As Economy Suffers, Economic Theory Flourishes
Two academic economists prove the public is hungry for answers to wage stagnation
French economist Thomas Piketty took the U.S. by storm in 2014 with "Capital in the Twenty-First Century," a pessimistic study of rising inequality in Western society. Now the American economist Robert Gordon follows with "The Rise and Fall of American Growth," an equally dour take on the future of living standards.
The two books have a lot in common, starting with their sheer heft: the first runs 685 pages, the second 762. And both have been surprise public hits: Mr. Piketty's book reached No. 1 on Amazon, and Mr. Gordon's has cracked the top 50.
From John Maynard Keynes and Friedrich Hayek to Milton Friedman and Paul Krugman,leading academic economists have long found a ready reception with the reading public.
But economic best sellers have typically been aimed explicitly at the general public, often with a streak of political advocacy. What sets the books by Mr. Piketty, Mr. Gordon and several other academics apart is that with their technical language, charts, tables and occasional formula, they are aimed as much at other economists as at the lay public. That makes their popularity all the more remarkable—and for those who worry about the quality of public discourse, encouraging.
Such works once circulated primarily to libraries and a small audience of like-minded specialists. In 1963, Princeton University Press published Mr. Friedman's and Anna Schwartz's "A Monetary History of the United States." It became one of the most influential works in economics, yet in half a century has sold just 50,000 copies. By contrast, Carmen Reinhart's and Kenneth Rogoff's "This Time Is Different," an 800-year analysis of financial crises published in 2009 by the same imprint, has sold roughly five times as many copies.
The financial crisis has clearly helped. Sales of economics books surged from 2009 to 2011 before falling back below precrisis levels, according to market-research firm Nielsen. The media have also been a boon to academic economists with literary aspirations. "If it weren't for the Internet, a lot of these people, certainly myself, would sell fewer books," says Tyler Cowen of George Mason University, whose popular blog helped turn his e-book, "The Great Stagnation," into a best seller.
The impact of Mr. Piketty's and Mr. Gordon's books reflects the fact both were the culmination of 15 years' work, much of which had appeared in academic journals, notesSeth Ditchik, executive editor at Princeton University Press. Other economists knew the books would be important even before they were published.
Mr. Piketty timed his book impeccably, as the debate over inequality reached fever pitch. With more than two centuries of data on income and wealth across Europe, the U.S. and Japan, and ample literary references, Mr. Piketty argued that as long as the return on capital exceeds the economic growth rate, capitalism tends to ever more inequality. The consequences, he writes, "are potentially terrifying."

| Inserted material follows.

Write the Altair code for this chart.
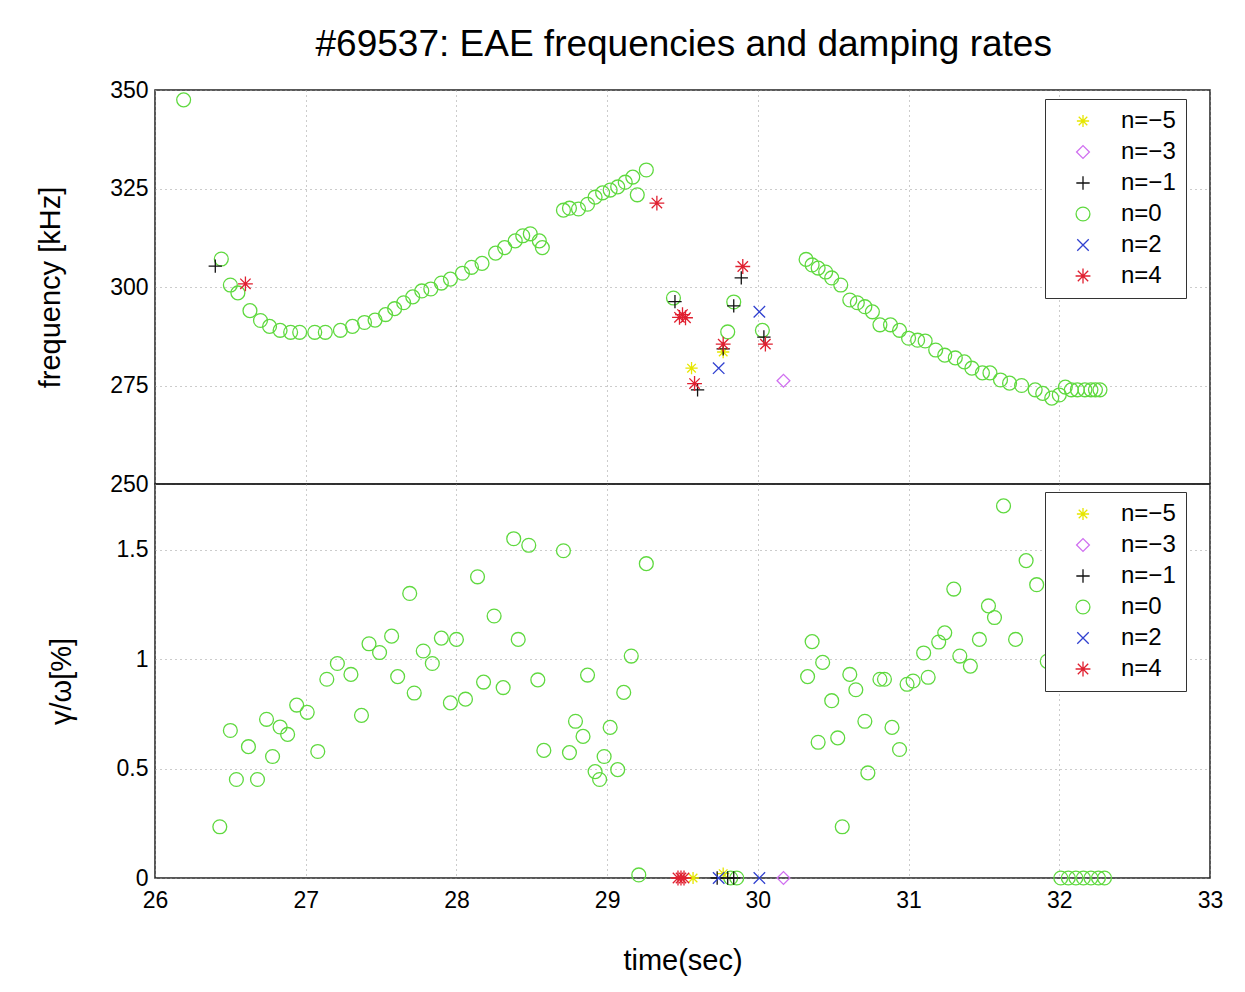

Mr. Gordon's timing is equally auspicious. Productivity growth, the long-run determinant of a country's standard of living, has been dismal since 2010, undermining wages and unsettling the public.
Like Mr. Piketty, Mr. Gordon uses exhaustive historic data to buttress his thesis: Americans' standard of living advanced impressively during the "special century" of 1870 to 1970, thanks to a series of revolutionary innovations—from indoor plumbing, the internal-combustion engine and electricity to municipal water systems and antibiotics—that, once complete, could never be repeated.
Entrepreneurship is central to Mr. Gordon's story. Montgomery Ward's catalogs with transparent prices and money-back guarantees freed rural consumers from "tension-filled dealings with country merchants and peddlers." It wasn't the regulatory reforms spurred by Upton Sinclair's "The Jungle" that saved Americans from contaminated food but refrigerated freight cars, home ice boxes, canning technology, brand names and chain stores.
Mr. Gordon also credits government for nurturing labor unions and the eight-hour workday, which spurred rapid growth in wages and productivity after the 1930s. He attributes rising inequality not to the inexorable workings of capitalism but societal shifts: the growing wage premium for skills, single parenthood and incarceration that prevent poor children from acquiring jobs and skills, and declining unions.
Whose story is more compelling? It depends on what you consider society's greatest challenge. Mr. Piketty's preoccupation is with the distribution of income, Mr. Gordon's with its growth.
Mr. Gordon's thesis is less revolutionary than Mr. Piketty's, but more intuitive, more plainly provable and thus a bigger challenge to the prevailing economic wisdom. "Economic growth is not a steady process that creates economic advance at a regular pace, century after century," Mr. Gordon notes. Annual per-capita growth from AD 1 to 1820, he notes, was close to zero.
Economists are thus wrong to assume productivity growth will eventually revert to the more rapid mean of the special century, even if smartphones, artificial intelligence and robotics deliver everything their advocates promise. Mr. Gordon predicts productivity will grow a little over 1% per year through 2040, better than the past five years but less than half the rate from 1948 to 1970. If inequality continues to rise, that implies almost no growth in the typical family's income.